#### Stated problem
Copy out the whole listing exactly as written, leaving the pictures behind.

Figure scripts:
'''
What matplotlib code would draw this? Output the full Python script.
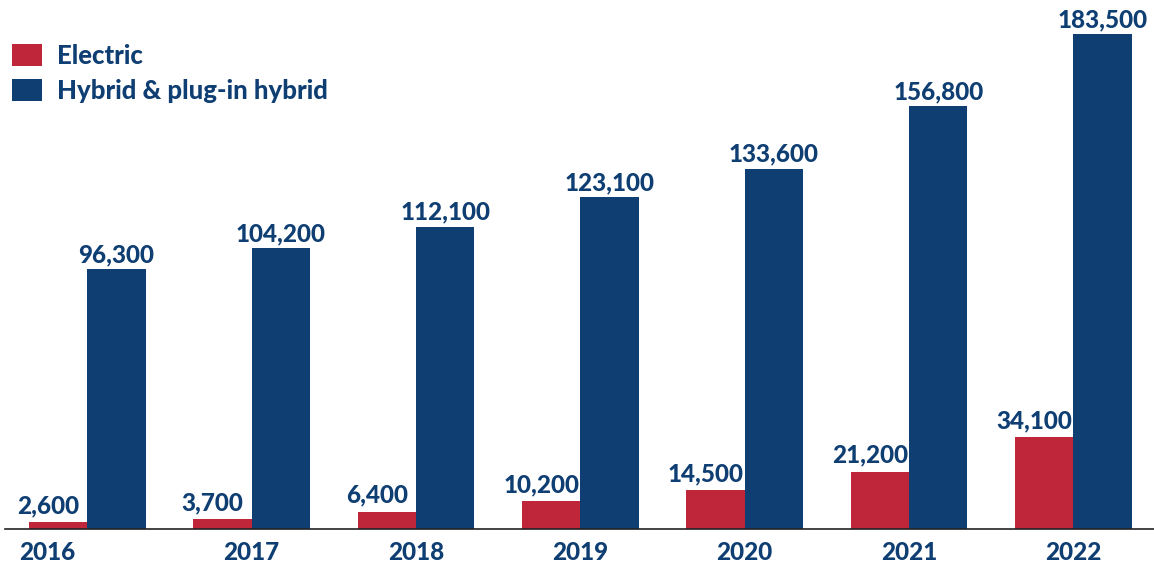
#!/usr/bin/env python3

# Grouped bars: electric vs hybrid vehicle registrations per year

import matplotlib.pyplot as plt
from matplotlib.patches import Patch
import numpy as np

plt.rcParams["font.family"] = ["Lato", "DejaVu Sans"]

years = ["2016", "2017", "2018", "2019", "2020", "2021", "2022"]
electric = [2600, 3700, 6400, 10200, 14500, 21200, 34100]
hybrid = [96300, 104200, 112100, 123100, 133600, 156800, 183500]

red = "#c0263a"
navy = "#0f3e73"
width = 0.355
fs = 17.5
weight = "black"

fig = plt.figure(figsize=(11.54, 5.71), dpi=100)
ax = fig.add_axes([5 / 1154, 42 / 571, 1 - 5 / 1154, 1 - 42 / 571])

x = np.arange(len(years))
b1 = ax.bar(x - width / 2, electric, width, color=red, linewidth=0)
b2 = ax.bar(x + width / 2, hybrid, width, color=navy, linewidth=0)

# value labels above each bar; electric ones nudged left off the tall bar
for rect, v in zip(b1, electric):
    ax.annotate(f"{v:,}", (rect.get_x() + rect.get_width() / 2, v),
                xytext=(-10, 9), textcoords="offset pixels",
                ha="center", va="baseline", fontsize=fs,
                fontweight=weight, color=navy)
for rect, v in zip(b2, hybrid):
    ax.annotate(f"{v:,}", (rect.get_x() + rect.get_width() / 2, v),
                xytext=(0, 7), textcoords="offset pixels",
                ha="center", va="baseline", fontsize=fs,
                fontweight=weight, color=navy)

# year labels under each group (first one shifted to stay inside)
for i, yr in enumerate(years):
    xi = i - 0.243 if i == 0 else i
    ax.annotate(yr, (xi, 0), xytext=(0, -24), textcoords="offset pixels",
                ha="center", va="center", fontsize=fs,
                fontweight=weight, color=navy, annotation_clip=False)

ax.set_xlim(-0.5, 6.49)
ax.set_ylim(0, 196100)
ax.set_xticks([])
ax.set_yticks([])
for side in ["top", "right", "left"]:
    ax.spines[side].set_visible(False)
ax.spines["bottom"].set_linewidth(1.2)
ax.spines["bottom"].set_color("#222222")

handles = [Patch(facecolor=red, edgecolor="none"),
           Patch(facecolor=navy, edgecolor="none")]
leg = ax.legend(handles, ["Electric", "Hybrid & plug-in hybrid"],
                loc="upper left", bbox_to_anchor=(12 / 1154, 1 - 44 / 571),
                bbox_transform=fig.transFigure, frameon=False,
                fontsize=18.5, handlelength=1.15, handleheight=0.92,
                handletextpad=0.62, labelspacing=0.42, borderpad=0,
                borderaxespad=0)
for t in leg.get_texts():
    t.set_color(navy)
    t.set_fontweight(weight)

fig.savefig("out.png", dpi=100)
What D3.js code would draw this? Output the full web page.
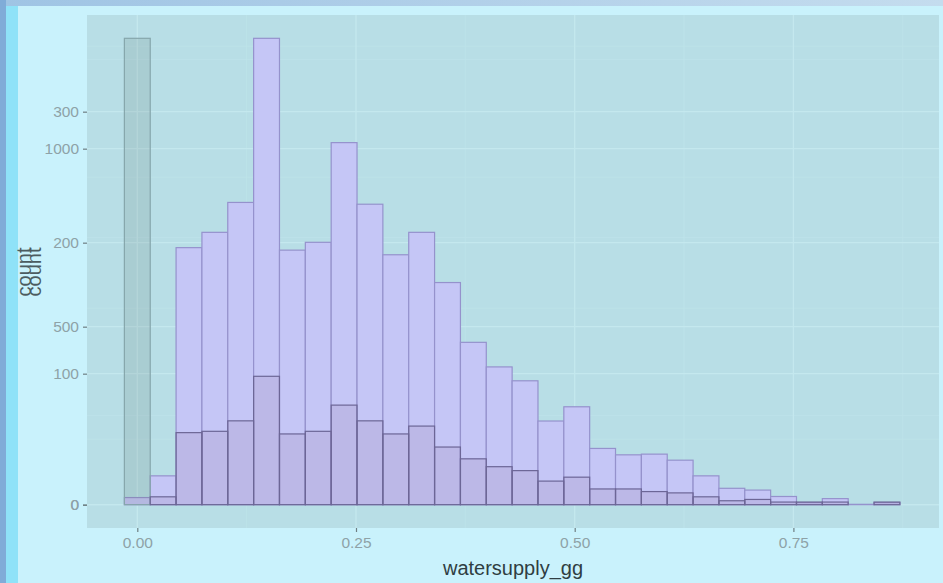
'''
#### In response
What matplotlib code would draw this? Output the full Python script.
#!/usr/bin/env python3

# Grouped bars: electric vs hybrid vehicle registrations per year

import matplotlib.pyplot as plt
from matplotlib.patches import Patch
import numpy as np

plt.rcParams["font.family"] = ["Lato", "DejaVu Sans"]

years = ["2016", "2017", "2018", "2019", "2020", "2021", "2022"]
electric = [2600, 3700, 6400, 10200, 14500, 21200, 34100]
hybrid = [96300, 104200, 112100, 123100, 133600, 156800, 183500]

red = "#c0263a"
navy = "#0f3e73"
width = 0.355
fs = 17.5
weight = "black"

fig = plt.figure(figsize=(11.54, 5.71), dpi=100)
ax = fig.add_axes([5 / 1154, 42 / 571, 1 - 5 / 1154, 1 - 42 / 571])

x = np.arange(len(years))
b1 = ax.bar(x - width / 2, electric, width, color=red, linewidth=0)
b2 = ax.bar(x + width / 2, hybrid, width, color=navy, linewidth=0)

# value labels above each bar; electric ones nudged left off the tall bar
for rect, v in zip(b1, electric):
    ax.annotate(f"{v:,}", (rect.get_x() + rect.get_width() / 2, v),
                xytext=(-10, 9), textcoords="offset pixels",
                ha="center", va="baseline", fontsize=fs,
                fontweight=weight, color=navy)
for rect, v in zip(b2, hybrid):
    ax.annotate(f"{v:,}", (rect.get_x() + rect.get_width() / 2, v),
                xytext=(0, 7), textcoords="offset pixels",
                ha="center", va="baseline", fontsize=fs,
                fontweight=weight, color=navy)

# year labels under each group (first one shifted to stay inside)
for i, yr in enumerate(years):
    xi = i - 0.243 if i == 0 else i
    ax.annotate(yr, (xi, 0), xytext=(0, -24), textcoords="offset pixels",
                ha="center", va="center", fontsize=fs,
                fontweight=weight, color=navy, annotation_clip=False)

ax.set_xlim(-0.5, 6.49)
ax.set_ylim(0, 196100)
ax.set_xticks([])
ax.set_yticks([])
for side in ["top", "right", "left"]:
    ax.spines[side].set_visible(False)
ax.spines["bottom"].set_linewidth(1.2)
ax.spines["bottom"].set_color("#222222")

handles = [Patch(facecolor=red, edgecolor="none"),
           Patch(facecolor=navy, edgecolor="none")]
leg = ax.legend(handles, ["Electric", "Hybrid & plug-in hybrid"],
                loc="upper left", bbox_to_anchor=(12 / 1154, 1 - 44 / 571),
                bbox_transform=fig.transFigure, frameon=False,
                fontsize=18.5, handlelength=1.15, handleheight=0.92,
                handletextpad=0.62, labelspacing=0.42, borderpad=0,
                borderaxespad=0)
for t in leg.get_texts():
    t.set_color(navy)
    t.set_fontweight(weight)

fig.savefig("out.png", dpi=100)
What D3.js code would draw this? Output the full web page.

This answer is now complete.